Many great films have featured cars. Films like “Driver” with Ryan Gosling, who played a stunt driver and eventually used his car as a weapon of revenge. “Baby Driver” starring Ansel Elgort, Jaimie Foxx and Jon Hamm showed the guts it takes to be a getaway driver. And the recent gem “Ford v Ferrari” starring Matt Damon and Christian Bale as a driver who had no fear. These films display the beauty, speed, power and danger of the automobile.

But the definitive artistic take on cars comes from the New Journalism writer Tom Wolfe, the man who loved white suits. Wolfe wrote two long-form essays on cars. The first was entitled “The Kandy-Kolored Tangerine-Flake Streamline Baby,” a 32-page essay on the beginning of the customized car movement in America in the 1950s. These babies had big, powerful, hopped-up chrome-plated motors and thighs like tailfins, bubble tops, concealed headlights and low-slung bodies, all of which Detroit stole and made their own.

The way Wolfe cracks the code of a subject he studies is to immerse himself in it. Gay Talese did this, Truman Capote did this and so did Joan Didion. Immersion journalism means that the author hangs with his subject for weeks on end and gets to know all the nuances of the subject. And the nuances Tom Wolfe uncovered was that teenagers must be teenagers and therefore are impelled to rebel against older folks.

I still see this tendency in today’s youth as an explanation why some kids insist on souping up their cars to make outrageous varoom-varoom sounds as they race down the road. It’s good that I’ve found an explanation for this noise so that I don’t get overly aggravated.

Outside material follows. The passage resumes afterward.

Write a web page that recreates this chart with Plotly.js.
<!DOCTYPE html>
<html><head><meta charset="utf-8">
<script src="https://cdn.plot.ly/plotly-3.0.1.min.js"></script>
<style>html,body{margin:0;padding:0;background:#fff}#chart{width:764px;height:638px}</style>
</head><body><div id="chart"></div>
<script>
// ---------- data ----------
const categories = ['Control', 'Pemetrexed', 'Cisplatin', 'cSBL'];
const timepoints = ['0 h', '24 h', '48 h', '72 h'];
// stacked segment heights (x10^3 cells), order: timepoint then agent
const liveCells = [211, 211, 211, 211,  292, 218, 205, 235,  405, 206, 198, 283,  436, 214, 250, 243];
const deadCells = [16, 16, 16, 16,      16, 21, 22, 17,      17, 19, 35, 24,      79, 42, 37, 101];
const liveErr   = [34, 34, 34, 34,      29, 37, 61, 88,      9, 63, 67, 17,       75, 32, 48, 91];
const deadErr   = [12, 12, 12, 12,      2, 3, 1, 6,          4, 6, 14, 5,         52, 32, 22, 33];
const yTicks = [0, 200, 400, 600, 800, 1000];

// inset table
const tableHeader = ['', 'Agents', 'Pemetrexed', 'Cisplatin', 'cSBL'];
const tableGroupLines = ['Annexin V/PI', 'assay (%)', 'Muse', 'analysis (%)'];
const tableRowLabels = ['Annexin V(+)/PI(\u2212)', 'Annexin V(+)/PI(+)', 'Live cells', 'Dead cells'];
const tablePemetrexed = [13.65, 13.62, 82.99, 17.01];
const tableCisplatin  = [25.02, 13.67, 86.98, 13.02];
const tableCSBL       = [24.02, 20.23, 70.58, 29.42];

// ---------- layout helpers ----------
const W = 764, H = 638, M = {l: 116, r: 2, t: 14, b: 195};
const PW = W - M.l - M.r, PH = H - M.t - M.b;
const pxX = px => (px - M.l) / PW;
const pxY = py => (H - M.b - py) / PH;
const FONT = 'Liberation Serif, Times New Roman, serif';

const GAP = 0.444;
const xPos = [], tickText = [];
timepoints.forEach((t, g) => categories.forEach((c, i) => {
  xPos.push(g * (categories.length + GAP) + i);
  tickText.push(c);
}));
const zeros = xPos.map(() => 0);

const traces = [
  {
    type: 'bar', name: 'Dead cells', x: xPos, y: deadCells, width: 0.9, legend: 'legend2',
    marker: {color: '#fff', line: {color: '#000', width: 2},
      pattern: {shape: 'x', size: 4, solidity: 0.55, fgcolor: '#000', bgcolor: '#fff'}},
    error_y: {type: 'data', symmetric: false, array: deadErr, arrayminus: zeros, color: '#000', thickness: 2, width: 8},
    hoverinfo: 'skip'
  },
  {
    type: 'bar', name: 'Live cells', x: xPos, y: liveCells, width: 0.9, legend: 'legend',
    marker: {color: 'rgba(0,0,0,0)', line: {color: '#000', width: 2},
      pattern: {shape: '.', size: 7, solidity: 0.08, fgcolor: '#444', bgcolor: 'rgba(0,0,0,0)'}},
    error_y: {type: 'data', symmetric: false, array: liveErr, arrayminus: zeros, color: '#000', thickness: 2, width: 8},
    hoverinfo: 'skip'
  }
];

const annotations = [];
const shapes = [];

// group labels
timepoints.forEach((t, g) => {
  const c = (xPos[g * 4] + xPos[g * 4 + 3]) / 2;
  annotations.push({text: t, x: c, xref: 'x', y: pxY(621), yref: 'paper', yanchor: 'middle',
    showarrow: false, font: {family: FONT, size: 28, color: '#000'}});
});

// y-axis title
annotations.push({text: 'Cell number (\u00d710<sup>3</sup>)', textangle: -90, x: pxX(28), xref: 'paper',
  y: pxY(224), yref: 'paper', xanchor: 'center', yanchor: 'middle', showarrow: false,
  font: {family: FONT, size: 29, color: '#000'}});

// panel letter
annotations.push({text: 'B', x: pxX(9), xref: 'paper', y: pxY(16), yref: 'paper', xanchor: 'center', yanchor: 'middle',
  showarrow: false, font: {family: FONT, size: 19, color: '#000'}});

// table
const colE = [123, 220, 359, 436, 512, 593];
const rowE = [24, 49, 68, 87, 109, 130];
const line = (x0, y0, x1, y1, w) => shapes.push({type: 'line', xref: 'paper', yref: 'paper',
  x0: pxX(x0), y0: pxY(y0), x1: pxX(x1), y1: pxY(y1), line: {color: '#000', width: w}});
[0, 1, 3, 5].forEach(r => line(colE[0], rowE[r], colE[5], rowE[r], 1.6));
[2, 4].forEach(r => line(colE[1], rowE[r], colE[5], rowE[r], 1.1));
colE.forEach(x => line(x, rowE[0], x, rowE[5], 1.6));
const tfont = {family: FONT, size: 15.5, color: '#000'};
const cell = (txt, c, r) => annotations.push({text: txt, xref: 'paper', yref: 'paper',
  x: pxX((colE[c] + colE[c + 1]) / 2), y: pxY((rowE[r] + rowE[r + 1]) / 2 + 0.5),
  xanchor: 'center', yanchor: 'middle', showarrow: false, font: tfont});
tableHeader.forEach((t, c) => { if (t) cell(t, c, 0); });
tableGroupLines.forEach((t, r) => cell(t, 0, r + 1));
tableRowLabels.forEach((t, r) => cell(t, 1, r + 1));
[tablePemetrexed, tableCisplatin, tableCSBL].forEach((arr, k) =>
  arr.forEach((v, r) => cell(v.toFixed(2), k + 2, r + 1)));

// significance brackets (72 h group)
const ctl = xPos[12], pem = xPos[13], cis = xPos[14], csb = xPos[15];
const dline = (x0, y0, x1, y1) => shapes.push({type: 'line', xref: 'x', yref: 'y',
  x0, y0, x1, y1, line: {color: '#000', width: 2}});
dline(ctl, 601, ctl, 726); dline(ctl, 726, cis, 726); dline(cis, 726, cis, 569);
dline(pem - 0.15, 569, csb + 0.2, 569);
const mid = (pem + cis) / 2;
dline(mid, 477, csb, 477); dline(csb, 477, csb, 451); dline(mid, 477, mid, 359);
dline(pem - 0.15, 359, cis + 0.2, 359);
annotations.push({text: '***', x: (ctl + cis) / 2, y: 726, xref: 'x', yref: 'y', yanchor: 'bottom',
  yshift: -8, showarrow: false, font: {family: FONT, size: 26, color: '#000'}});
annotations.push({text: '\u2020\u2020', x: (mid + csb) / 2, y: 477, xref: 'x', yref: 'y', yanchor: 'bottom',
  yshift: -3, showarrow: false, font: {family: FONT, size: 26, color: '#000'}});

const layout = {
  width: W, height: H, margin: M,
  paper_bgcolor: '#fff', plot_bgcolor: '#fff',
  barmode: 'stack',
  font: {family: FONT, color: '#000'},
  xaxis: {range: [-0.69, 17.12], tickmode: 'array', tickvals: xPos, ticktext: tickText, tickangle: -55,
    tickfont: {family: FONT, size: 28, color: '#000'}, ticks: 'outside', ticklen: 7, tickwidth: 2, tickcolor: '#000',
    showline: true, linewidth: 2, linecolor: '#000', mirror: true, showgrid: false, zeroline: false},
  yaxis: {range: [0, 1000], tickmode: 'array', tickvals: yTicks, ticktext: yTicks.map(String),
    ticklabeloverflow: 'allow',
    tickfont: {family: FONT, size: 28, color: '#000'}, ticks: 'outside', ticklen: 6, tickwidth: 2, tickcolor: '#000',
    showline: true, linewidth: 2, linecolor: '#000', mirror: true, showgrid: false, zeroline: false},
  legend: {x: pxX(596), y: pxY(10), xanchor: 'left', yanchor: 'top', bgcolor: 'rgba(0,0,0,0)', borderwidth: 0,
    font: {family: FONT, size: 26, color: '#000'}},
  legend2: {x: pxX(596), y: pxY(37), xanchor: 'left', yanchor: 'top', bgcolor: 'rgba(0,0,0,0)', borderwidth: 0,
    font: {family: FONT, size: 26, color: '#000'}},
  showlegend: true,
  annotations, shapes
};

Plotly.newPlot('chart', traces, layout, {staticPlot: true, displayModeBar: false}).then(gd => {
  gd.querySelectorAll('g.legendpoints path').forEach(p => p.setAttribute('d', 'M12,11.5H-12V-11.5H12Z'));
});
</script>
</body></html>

The other long-form essay he wrote on cars was the 44-page essay called “The Last American Hero” about the emergence of stock car racing from the Deep South, which also has coon hunting, moonshine whisky, chewing tobacco and red clay. Tom Wolfe gets to know Junior Johnson, who was one of the famous good old boys from Appalachia who learned to drive by running whisky during Prohibition days. The nerve and the skill it took to outrun federal agents prepared him to dominate stock car racing, which became the big sport in the South.

Wolfe has written “The Right Stuff” about the life of fighter pilots, “A Man in Full” about Atlanta, Ga., society, “Back to Blood” about Miami Beach cops and “I am Charlotte Simmons” about a Duke University college basketball player. And when you read his novels or his long-form essays, you get an uncanny detailed view of what he writes about. Kind of like a modern-day Proust.

Immersion journalism requires two things, talent and time, but this kind of enveloping writing is coming to an end. It’s 2022, a speedy time so there is no time to hang out with a subject for a few months. At least we have some essays and books from a time when the journalist had weeks and even months to immerse themselves in a story and uncover its depths.

So if you love cars, like almost everybody does, go read “The Kandy-Kolored Tangerine- Flake Streamline Baby” or “The Last American Hero,” two essays that were written in a slow time about speedy cars. In this age of TikTok and Twitter, no one will have the time or inclination to read all 17,908 words to get to know Junior Johnson, running whisky and going coon hunting with some good old boys on the Appalachian Trail.

And that’s too bad. I guess we have Kim Kardashian to thank for that. She is prettier than Junior Johnson and his stock car, but she can never make that varoom-varoom sound like he did.